Source material:
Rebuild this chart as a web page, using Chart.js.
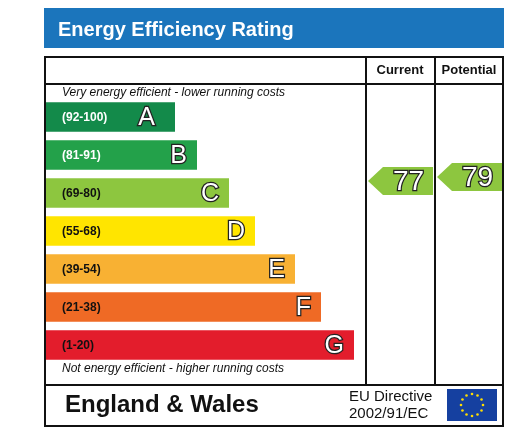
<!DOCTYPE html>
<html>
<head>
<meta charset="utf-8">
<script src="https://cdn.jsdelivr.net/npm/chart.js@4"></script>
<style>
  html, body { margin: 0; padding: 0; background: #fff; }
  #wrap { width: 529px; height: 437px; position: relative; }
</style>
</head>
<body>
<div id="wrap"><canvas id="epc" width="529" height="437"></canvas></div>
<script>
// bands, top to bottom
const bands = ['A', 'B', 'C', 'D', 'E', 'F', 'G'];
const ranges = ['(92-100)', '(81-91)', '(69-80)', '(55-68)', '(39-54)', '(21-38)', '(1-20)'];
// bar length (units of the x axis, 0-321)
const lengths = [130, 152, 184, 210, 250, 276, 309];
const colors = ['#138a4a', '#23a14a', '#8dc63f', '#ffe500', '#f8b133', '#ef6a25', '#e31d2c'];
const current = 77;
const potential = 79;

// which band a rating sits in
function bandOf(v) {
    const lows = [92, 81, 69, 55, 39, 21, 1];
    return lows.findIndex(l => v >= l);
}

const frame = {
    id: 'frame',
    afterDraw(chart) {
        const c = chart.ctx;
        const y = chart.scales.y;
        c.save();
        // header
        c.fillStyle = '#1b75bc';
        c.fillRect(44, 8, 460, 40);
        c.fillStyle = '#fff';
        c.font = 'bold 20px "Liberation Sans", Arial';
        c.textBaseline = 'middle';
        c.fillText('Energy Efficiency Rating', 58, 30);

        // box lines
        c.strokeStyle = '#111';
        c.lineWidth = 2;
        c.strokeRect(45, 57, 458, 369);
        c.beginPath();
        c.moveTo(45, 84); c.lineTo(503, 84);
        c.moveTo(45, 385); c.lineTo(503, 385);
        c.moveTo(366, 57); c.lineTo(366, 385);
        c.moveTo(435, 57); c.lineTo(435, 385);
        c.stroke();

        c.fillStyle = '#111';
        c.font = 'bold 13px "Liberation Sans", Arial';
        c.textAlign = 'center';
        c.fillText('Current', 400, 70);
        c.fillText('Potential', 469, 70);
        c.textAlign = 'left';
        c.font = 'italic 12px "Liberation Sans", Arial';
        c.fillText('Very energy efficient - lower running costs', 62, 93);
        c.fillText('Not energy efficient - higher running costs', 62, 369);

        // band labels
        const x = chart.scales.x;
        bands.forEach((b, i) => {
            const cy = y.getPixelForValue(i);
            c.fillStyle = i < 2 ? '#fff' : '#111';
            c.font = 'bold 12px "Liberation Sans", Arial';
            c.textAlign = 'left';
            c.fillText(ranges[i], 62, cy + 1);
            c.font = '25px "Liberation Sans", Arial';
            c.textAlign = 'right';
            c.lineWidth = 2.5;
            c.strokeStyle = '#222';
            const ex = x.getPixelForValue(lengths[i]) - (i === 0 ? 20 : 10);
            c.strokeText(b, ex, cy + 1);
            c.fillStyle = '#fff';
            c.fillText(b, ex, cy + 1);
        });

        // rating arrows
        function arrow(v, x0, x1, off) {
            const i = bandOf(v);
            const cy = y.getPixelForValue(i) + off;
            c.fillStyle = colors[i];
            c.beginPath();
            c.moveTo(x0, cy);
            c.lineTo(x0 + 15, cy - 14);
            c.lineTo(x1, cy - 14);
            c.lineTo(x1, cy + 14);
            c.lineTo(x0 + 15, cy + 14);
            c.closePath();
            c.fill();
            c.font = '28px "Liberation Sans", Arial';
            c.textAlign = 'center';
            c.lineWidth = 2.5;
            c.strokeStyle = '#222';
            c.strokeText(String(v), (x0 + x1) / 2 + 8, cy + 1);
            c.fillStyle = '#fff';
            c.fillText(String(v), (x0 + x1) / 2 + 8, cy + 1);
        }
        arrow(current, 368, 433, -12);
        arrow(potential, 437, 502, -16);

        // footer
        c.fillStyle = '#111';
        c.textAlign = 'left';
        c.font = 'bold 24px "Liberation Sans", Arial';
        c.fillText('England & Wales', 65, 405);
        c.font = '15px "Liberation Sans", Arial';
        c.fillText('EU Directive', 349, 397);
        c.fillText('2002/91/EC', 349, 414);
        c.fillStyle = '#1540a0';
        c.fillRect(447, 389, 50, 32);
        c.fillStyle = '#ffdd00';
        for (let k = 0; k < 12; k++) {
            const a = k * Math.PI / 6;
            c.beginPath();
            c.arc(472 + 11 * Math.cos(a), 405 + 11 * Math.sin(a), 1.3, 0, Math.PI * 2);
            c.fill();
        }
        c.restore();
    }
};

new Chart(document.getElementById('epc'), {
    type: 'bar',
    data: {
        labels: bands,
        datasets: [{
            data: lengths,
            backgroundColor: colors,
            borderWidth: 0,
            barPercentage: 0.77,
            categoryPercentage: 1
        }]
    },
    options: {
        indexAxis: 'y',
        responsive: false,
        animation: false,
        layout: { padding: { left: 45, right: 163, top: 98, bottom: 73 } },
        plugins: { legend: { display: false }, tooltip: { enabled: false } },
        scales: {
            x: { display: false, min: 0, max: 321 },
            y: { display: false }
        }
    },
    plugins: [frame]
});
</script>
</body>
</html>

What you will do:
Write out nothing but the lines from the start of the data through the line with "c.stroke();". Leave out the pictures.

Answer to the task:
Rebuild this chart as a web page, using Chart.js.
<!DOCTYPE html>
<html>
<head>
<meta charset="utf-8">
<script src="https://cdn.jsdelivr.net/npm/chart.js@4"></script>
<style>
  html, body { margin: 0; padding: 0; background: #fff; }
  #wrap { width: 529px; height: 437px; position: relative; }
</style>
</head>
<body>
<div id="wrap"><canvas id="epc" width="529" height="437"></canvas></div>
<script>
// bands, top to bottom
const bands = ['A', 'B', 'C', 'D', 'E', 'F', 'G'];
const ranges = ['(92-100)', '(81-91)', '(69-80)', '(55-68)', '(39-54)', '(21-38)', '(1-20)'];
// bar length (units of the x axis, 0-321)
const lengths = [130, 152, 184, 210, 250, 276, 309];
const colors = ['#138a4a', '#23a14a', '#8dc63f', '#ffe500', '#f8b133', '#ef6a25', '#e31d2c'];
const current = 77;
const potential = 79;

// which band a rating sits in
function bandOf(v) {
    const lows = [92, 81, 69, 55, 39, 21, 1];
    return lows.findIndex(l => v >= l);
}

const frame = {
    id: 'frame',
    afterDraw(chart) {
        const c = chart.ctx;
        const y = chart.scales.y;
        c.save();
        // header
        c.fillStyle = '#1b75bc';
        c.fillRect(44, 8, 460, 40);
        c.fillStyle = '#fff';
        c.font = 'bold 20px "Liberation Sans", Arial';
        c.textBaseline = 'middle';
        c.fillText('Energy Efficiency Rating', 58, 30);

        // box lines
        c.strokeStyle = '#111';
        c.lineWidth = 2;
        c.strokeRect(45, 57, 458, 369);
        c.beginPath();
        c.moveTo(45, 84); c.lineTo(503, 84);
        c.moveTo(45, 385); c.lineTo(503, 385);
        c.moveTo(366, 57); c.lineTo(366, 385);
        c.moveTo(435, 57); c.lineTo(435, 385);
        c.stroke();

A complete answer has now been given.